Legal Framework And Consequences For Mergers And Acquisitions in Nigerian Banking Industry

Abstract

Mergers and acquisitions have gained so much currency and acceptance worldwide that many countries have embraced them in the promotion of their economy, especially in the banking industry. Nigeria however, is not left out among countries that are involved in mergers and acquisitions. Mergers and acquisitions in the banking industry have highly protected both the depositors and bank workers in the event of a bank going into liquidation the depositors would not lose entirely. Bank workers no longer exercise undue exploitation over customers/depositors. In spite of numerous existing laws regulating banking activities, it was only in 2004-2005 that the then Governor of the Central Bank of Nigeria (CBN), Professor Chukwuma C. Soludo came up with the bold step of mergers and acquisitions that shook the financial institutions.
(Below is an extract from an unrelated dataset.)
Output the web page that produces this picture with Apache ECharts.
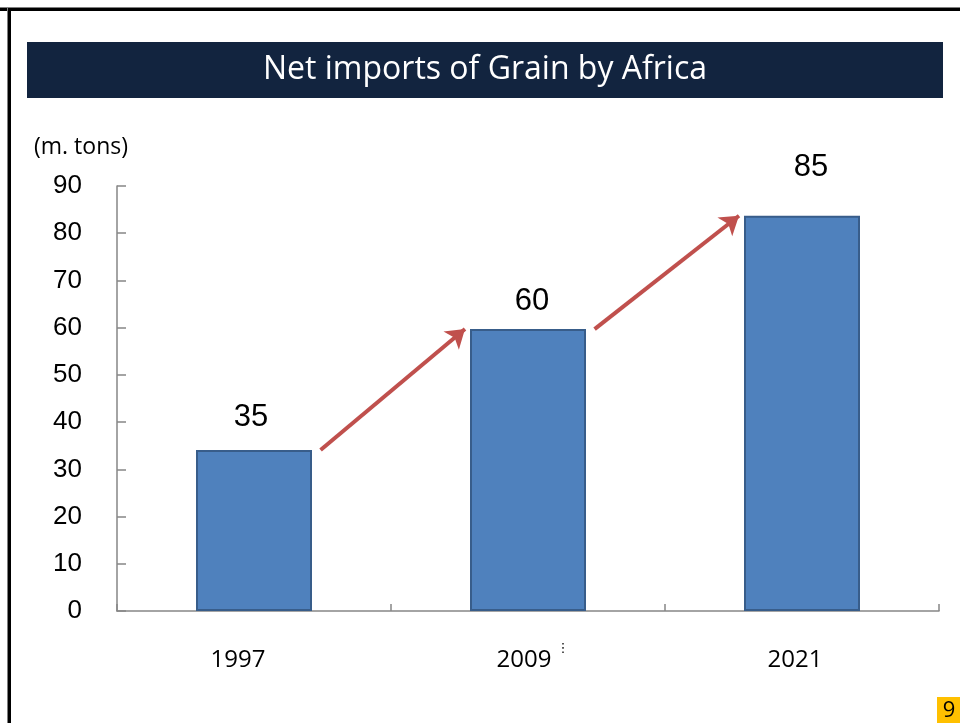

Between 2004 and 2007 there were a flurry of mergers and acquisitions in the banking and insurance sectors of the economy. It is in the light of the heightened interest in corporate mergers and acquisitions in Nigeria, coupled with the recent enactment of the Investments and Securities Act (ISA) No. 29 of 2007 which repealed the Investments and Securities Act (ISA) No. 45 of 1999 (Cap 124, LFN 2004) that this dissertation seeks to examine legal framework for mergers and acquisitions in Nigeria‟s banking industry. The study examined the legal framework for mergers and acquisitions in Nigeria banking industry, evaluating the effects of mergers and acquisitions on human and material resources, asset and liabilities sharing and shareholders. In addition, the impact of mergers and acquisitions in the banks and other companies in other to know whether the banking system competes and transforms from middle player to mega players since the introduction of mergers and acquisitions. Also, the roles of the financial institutions regulators to proactively stem banking failures and contributes to solving the problems in Nigeria banking sector was examined. The study strongly recommends that banks be categorized into small, medium and big, each with different authorized share capital base and minimum paid-up capital and the regulating laws harmonized. The study concludes by commending the efforts of the Central Bank of Nigeria (CBN) in the mergers and acquisitions strategic initiative and notes that with this, institutions that are involved in mergers and acquisitions can effectively perform their duties without fear or favour.